• **Aim of the exercise**:
Copy the lines of the data below exactly, starting at the first and stopping after the line that contains "98550, 100760, 104710];"; include no pictures.

• **Material provided**:
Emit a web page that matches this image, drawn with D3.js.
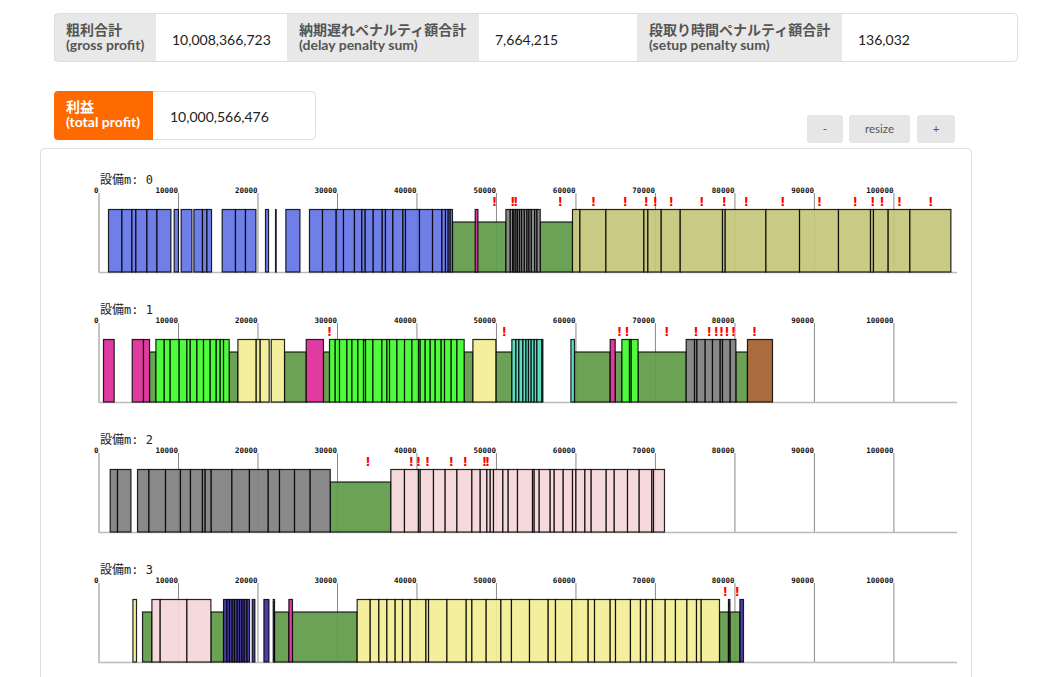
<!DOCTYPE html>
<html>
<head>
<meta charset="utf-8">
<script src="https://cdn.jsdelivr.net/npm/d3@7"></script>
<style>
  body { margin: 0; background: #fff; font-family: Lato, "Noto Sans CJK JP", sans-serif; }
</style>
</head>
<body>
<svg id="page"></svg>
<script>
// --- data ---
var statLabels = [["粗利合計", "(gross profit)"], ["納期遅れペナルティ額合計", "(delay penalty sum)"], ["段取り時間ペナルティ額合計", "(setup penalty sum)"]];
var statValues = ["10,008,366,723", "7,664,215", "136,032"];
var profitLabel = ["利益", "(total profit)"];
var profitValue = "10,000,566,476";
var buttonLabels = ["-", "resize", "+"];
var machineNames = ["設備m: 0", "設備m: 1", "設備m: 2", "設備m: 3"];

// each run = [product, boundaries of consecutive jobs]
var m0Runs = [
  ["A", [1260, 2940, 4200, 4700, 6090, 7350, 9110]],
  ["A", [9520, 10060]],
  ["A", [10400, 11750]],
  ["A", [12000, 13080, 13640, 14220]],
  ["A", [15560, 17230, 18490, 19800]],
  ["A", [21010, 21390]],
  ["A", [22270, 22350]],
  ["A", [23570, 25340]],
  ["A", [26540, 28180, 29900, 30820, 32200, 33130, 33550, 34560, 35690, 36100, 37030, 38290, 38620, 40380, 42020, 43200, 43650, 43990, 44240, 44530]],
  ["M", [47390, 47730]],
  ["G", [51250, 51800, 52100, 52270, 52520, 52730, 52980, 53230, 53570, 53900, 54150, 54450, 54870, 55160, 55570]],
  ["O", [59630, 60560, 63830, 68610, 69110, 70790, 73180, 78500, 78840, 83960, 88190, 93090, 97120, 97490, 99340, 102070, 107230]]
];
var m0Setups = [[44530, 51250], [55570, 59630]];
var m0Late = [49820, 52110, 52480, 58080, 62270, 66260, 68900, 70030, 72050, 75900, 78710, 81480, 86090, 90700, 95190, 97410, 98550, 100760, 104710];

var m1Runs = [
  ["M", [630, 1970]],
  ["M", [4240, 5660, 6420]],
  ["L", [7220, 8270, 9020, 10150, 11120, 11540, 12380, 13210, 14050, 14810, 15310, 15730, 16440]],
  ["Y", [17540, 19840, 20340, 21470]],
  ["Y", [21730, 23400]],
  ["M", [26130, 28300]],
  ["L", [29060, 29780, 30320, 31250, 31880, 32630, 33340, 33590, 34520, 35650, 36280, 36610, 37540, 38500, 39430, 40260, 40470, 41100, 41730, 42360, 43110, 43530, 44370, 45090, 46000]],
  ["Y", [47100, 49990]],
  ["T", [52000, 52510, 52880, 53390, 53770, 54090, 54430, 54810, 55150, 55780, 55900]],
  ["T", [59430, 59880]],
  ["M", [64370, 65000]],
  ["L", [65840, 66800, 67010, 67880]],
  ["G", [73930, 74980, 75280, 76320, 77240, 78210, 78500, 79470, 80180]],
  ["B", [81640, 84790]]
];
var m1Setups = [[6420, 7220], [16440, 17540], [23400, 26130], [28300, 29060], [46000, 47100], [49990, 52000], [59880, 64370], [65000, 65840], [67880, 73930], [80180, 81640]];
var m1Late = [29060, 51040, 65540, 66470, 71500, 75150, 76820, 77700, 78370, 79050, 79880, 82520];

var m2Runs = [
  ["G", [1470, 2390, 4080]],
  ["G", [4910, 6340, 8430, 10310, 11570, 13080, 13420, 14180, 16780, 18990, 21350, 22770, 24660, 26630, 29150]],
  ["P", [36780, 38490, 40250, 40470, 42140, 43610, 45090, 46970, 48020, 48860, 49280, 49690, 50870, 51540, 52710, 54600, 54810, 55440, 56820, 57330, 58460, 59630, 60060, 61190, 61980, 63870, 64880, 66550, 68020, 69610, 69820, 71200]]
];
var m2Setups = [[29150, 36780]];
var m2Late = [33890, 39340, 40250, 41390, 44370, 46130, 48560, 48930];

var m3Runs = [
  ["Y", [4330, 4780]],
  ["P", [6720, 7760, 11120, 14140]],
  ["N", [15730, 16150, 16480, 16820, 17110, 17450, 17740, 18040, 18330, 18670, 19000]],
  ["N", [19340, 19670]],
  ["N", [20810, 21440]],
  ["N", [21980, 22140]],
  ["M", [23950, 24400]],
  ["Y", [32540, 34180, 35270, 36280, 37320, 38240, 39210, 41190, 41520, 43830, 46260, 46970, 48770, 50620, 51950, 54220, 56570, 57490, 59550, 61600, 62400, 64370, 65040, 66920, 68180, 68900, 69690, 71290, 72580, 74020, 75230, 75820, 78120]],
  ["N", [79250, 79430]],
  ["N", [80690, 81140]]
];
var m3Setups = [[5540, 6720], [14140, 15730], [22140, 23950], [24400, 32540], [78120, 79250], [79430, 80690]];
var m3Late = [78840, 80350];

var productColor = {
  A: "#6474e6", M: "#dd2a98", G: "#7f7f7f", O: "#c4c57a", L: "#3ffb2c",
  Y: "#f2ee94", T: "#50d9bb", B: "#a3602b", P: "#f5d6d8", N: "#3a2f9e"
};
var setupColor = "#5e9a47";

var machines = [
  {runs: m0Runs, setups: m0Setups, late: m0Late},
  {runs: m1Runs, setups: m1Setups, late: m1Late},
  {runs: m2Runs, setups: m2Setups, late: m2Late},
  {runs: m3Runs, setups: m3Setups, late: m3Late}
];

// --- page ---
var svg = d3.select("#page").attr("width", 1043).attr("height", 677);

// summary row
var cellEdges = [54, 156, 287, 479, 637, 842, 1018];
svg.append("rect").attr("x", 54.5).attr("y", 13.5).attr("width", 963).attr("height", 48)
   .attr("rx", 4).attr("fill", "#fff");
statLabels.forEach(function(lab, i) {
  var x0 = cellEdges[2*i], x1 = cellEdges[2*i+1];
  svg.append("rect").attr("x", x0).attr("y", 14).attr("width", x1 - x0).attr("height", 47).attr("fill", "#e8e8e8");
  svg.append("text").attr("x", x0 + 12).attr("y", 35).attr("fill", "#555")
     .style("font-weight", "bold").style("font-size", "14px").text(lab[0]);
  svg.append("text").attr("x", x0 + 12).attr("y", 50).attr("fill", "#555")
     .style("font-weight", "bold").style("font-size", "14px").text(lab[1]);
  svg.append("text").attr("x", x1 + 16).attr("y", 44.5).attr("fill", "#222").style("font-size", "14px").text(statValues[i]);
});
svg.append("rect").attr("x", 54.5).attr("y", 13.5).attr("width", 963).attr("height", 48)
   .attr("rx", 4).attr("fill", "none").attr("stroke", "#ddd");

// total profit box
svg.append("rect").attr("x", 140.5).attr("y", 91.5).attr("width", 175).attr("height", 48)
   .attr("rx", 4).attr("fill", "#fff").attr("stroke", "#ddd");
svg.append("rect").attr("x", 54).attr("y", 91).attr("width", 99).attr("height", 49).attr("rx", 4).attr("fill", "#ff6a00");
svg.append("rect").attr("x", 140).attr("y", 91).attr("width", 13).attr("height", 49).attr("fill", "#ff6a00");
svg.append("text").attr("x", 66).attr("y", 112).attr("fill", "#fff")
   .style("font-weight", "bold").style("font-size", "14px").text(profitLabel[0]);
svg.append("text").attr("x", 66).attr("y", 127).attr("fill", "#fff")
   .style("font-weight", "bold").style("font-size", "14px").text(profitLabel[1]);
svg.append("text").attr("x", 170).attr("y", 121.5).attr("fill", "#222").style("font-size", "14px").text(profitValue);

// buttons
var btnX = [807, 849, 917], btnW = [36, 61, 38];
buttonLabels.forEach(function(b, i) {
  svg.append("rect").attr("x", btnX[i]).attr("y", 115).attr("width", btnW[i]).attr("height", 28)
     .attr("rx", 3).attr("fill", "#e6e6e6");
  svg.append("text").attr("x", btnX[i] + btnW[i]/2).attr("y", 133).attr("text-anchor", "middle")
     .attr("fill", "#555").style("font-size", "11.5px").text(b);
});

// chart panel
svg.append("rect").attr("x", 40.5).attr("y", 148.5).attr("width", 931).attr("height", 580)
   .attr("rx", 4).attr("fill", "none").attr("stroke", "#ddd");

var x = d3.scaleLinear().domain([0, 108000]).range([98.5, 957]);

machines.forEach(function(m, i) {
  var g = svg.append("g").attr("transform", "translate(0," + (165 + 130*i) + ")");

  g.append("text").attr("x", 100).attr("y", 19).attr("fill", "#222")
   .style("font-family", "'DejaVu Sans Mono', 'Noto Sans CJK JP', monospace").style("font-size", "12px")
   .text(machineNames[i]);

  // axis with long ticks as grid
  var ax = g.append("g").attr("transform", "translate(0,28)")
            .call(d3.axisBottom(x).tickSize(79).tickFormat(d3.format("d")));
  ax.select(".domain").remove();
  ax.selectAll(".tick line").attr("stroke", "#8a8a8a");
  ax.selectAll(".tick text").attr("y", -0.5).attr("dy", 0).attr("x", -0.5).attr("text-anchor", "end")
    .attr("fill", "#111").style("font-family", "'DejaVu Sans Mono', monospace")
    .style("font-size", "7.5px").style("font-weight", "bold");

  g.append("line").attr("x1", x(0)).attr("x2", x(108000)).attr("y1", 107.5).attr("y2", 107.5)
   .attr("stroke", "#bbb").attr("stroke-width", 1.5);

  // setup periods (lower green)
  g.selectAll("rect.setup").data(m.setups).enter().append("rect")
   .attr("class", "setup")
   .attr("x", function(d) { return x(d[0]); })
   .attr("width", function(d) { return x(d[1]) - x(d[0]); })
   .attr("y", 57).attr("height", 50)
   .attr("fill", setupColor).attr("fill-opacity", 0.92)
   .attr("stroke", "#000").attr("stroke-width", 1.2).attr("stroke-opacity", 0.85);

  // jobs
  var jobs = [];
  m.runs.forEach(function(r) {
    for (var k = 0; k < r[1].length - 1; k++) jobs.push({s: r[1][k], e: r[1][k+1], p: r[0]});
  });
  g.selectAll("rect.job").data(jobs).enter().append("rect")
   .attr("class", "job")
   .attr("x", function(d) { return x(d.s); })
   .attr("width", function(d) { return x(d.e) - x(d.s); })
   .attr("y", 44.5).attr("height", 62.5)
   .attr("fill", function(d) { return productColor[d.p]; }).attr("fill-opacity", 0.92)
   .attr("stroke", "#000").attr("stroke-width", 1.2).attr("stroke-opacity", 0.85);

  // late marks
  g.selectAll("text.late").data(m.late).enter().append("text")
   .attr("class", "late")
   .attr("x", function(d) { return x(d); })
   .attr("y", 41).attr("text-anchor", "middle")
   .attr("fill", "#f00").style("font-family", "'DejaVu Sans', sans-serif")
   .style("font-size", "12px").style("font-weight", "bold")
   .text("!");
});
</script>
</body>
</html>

• **Worked answer**:
Emit a web page that matches this image, drawn with D3.js.
<!DOCTYPE html>
<html>
<head>
<meta charset="utf-8">
<script src="https://cdn.jsdelivr.net/npm/d3@7"></script>
<style>
  body { margin: 0; background: #fff; font-family: Lato, "Noto Sans CJK JP", sans-serif; }
</style>
</head>
<body>
<svg id="page"></svg>
<script>
// --- data ---
var statLabels = [["粗利合計", "(gross profit)"], ["納期遅れペナルティ額合計", "(delay penalty sum)"], ["段取り時間ペナルティ額合計", "(setup penalty sum)"]];
var statValues = ["10,008,366,723", "7,664,215", "136,032"];
var profitLabel = ["利益", "(total profit)"];
var profitValue = "10,000,566,476";
var buttonLabels = ["-", "resize", "+"];
var machineNames = ["設備m: 0", "設備m: 1", "設備m: 2", "設備m: 3"];

// each run = [product, boundaries of consecutive jobs]
var m0Runs = [
  ["A", [1260, 2940, 4200, 4700, 6090, 7350, 9110]],
  ["A", [9520, 10060]],
  ["A", [10400, 11750]],
  ["A", [12000, 13080, 13640, 14220]],
  ["A", [15560, 17230, 18490, 19800]],
  ["A", [21010, 21390]],
  ["A", [22270, 22350]],
  ["A", [23570, 25340]],
  ["A", [26540, 28180, 29900, 30820, 32200, 33130, 33550, 34560, 35690, 36100, 37030, 38290, 38620, 40380, 42020, 43200, 43650, 43990, 44240, 44530]],
  ["M", [47390, 47730]],
  ["G", [51250, 51800, 52100, 52270, 52520, 52730, 52980, 53230, 53570, 53900, 54150, 54450, 54870, 55160, 55570]],
  ["O", [59630, 60560, 63830, 68610, 69110, 70790, 73180, 78500, 78840, 83960, 88190, 93090, 97120, 97490, 99340, 102070, 107230]]
];
var m0Setups = [[44530, 51250], [55570, 59630]];
var m0Late = [49820, 52110, 52480, 58080, 62270, 66260, 68900, 70030, 72050, 75900, 78710, 81480, 86090, 90700, 95190, 97410, 98550, 100760, 104710];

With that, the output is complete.